それゆえスコットランドにはケルト人の常識や文化が生き残ったので、そこには今でも妖精がいて子どもたちを見守っている、と信じられている。彼らの側からすれば、イングランドとは、ローマに支配され、その実用的ではあっても強欲な文化にすっかり汚染された地域であり、そんな下品で下種な連中は、自分たちとはっきりした一線で画される必要がある。
スコットランドの独立が今でも政治課題であるのは、そもそもローマ帝国的な無骨、物欲、放蕩がトレードマークと思われているイングランドと縁を切りたい、と彼らが思っているからである。
さてしかし、そんなスコットランド人も、イングランドと連合王国化することによって、経済的な繁栄を享受できるようになり、一方でイングランドは、スコットランド側から学問や芸術などのソフトパワーを受け取るようになる。武士は食わねど高楊枝だったスコットランド人も物質的な豊かさを手に入れ、無教養だったイングランド人も高尚な文化に触れるようになった。
この組み合わせで世界七つの海洋に漕ぎ出したのが、大英帝国の発端だと言うべきだろう。

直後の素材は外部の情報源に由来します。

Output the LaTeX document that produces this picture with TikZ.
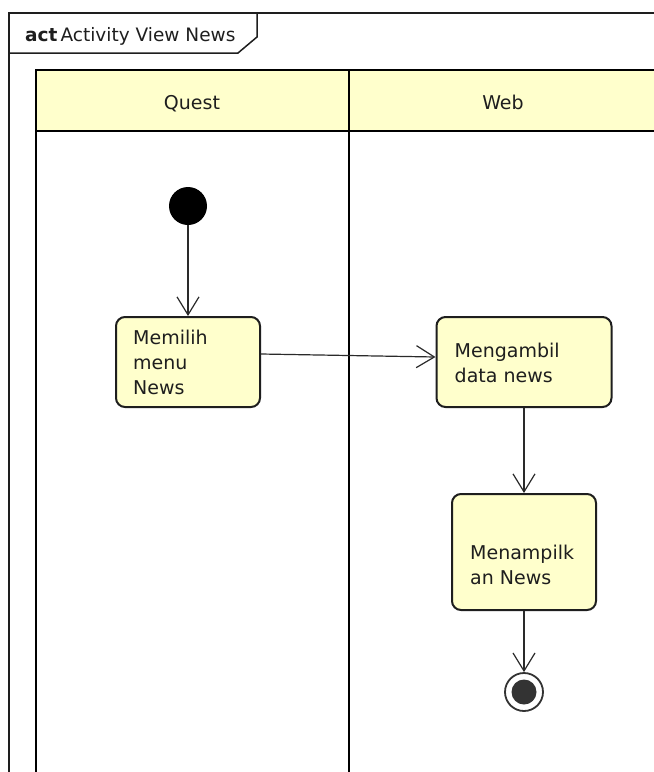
\documentclass[tikz,border=0pt]{standalone}
\usepackage{fontspec}
\setmainfont{DejaVu Sans}
\usetikzlibrary{arrows.meta}

\definecolor{actfill}{HTML}{FFFFCC}
\definecolor{actline}{HTML}{1E1E1E}
\definecolor{flowline}{HTML}{2A2A2A}
\definecolor{endcore}{HTML}{333333}

\tikzset{
  actbox/.style={draw=actline, line width=2pt, fill=actfill, rounded corners=9pt, inner sep=0pt},
  acttext/.style={anchor=west, align=left, inner sep=0pt, text=actline, font=\fontsize{19}{25}\selectfont},
  lanehead/.style={anchor=base, text=actline, font=\fontsize{19}{23}\selectfont},
  flow/.style={draw=flowline, line width=1.2pt, -{Straight Barb[length=18pt, width=22pt, line width=1.2pt]}},
  lane/.style={draw=black, line width=2.6pt},
}

\begin{document}
\begin{tikzpicture}[x=1pt, y=-1pt]
    \fill[white] (0,0) rectangle (654,772);
    \useasboundingbox (0,0) rectangle (654,772);
    \clip (0,0) rectangle (654,772);

    % Frame with its name tab
    \draw[actline, line width=1.5pt] (9,790) -- (9,13) -- (670,13);
    \draw[actline, line width=1.5pt] (9,53) -- (238,53) -- (257,37) -- (257,13);
    \node[anchor=west, inner sep=0pt, text=actline, font=\fontsize{18.5}{22}\selectfont] (title) at (25,36)
      {\textbf{act}\,Activity View News};

    % Swimlanes
    \fill[actfill] (36,70) rectangle (670,131);
    \draw[lane] (36,790) -- (36,70) -- (670,70);
    \draw[lane] (36,131) -- (670,131);
    \draw[lane] (349,70) -- (349,790);
    \node[lanehead] (quest) at (192,109) {Quest};
    \node[lanehead] (web) at (503,109) {Web};

    % Start and end
    \node[circle, fill=black, minimum size=38pt, inner sep=0pt] (start) at (188,206) {};
    \node[circle, draw=endcore, line width=1.8pt, fill=white, minimum size=38pt, inner sep=0pt,
      path picture={\fill[endcore] (path picture bounding box.center) circle (12.5pt);}] (stop) at (524,692) {};

    % Actions
    \node[actbox, minimum width=144pt, minimum height=90pt] (pick) at (188,362) {};
    \node[acttext] (picktxt) at ([xshift=18pt]pick.west) {Memilih\\menu\\News};

    \node[actbox, minimum width=175pt, minimum height=90pt] (fetch) at (524,362) {};
    \node[acttext] (fetchtxt) at ([xshift=19pt, yshift=-1pt]fetch.west) {Mengambil\\data news};

    \node[actbox, minimum width=144pt, minimum height=116pt] (show) at (524,552) {};
    \node[acttext] (showtxt) at ([xshift=19pt, yshift=-13pt]show.west) {Menampilk\\an News};

    % Control flow
    \draw[flow] (start) -- (pick);
    \draw[flow] ([yshift=8pt]pick.east) -- ([yshift=5pt]fetch.west);
    \draw[flow] (fetch) -- (show);
    \draw[flow] (show) -- (stop);
\end{tikzpicture}
\end{document}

さて、アメリカもそういう異民族の出会いと組み合わせによって、大発展して来たのだ。次のスーパー・パワー候補を、現在のインドや現在の中国の単純な発展系、として予測することはできない。次のパワーは、近くても異なる意外な組み合わせによって誕生するというのが、自分の予測である。グレート・ブリテンを因数分解すれば、サッカーのワールドカップを見れば分かる通り、イングランド、スコットランド、アイルランド、そしてウェールズの四種の異質な文明から成り立っている。あえて、そうした組み合わせを今の世界で構想するならば、日本、韓国、台湾、そして北朝鮮から成り立つグレート・イースト・アジア帝国はいかがだろう。大東亜帝国の復活は、次のスーパー・パワーはどこか?という問いに対する有力解、というのが私の(けっこう大胆な)回答である。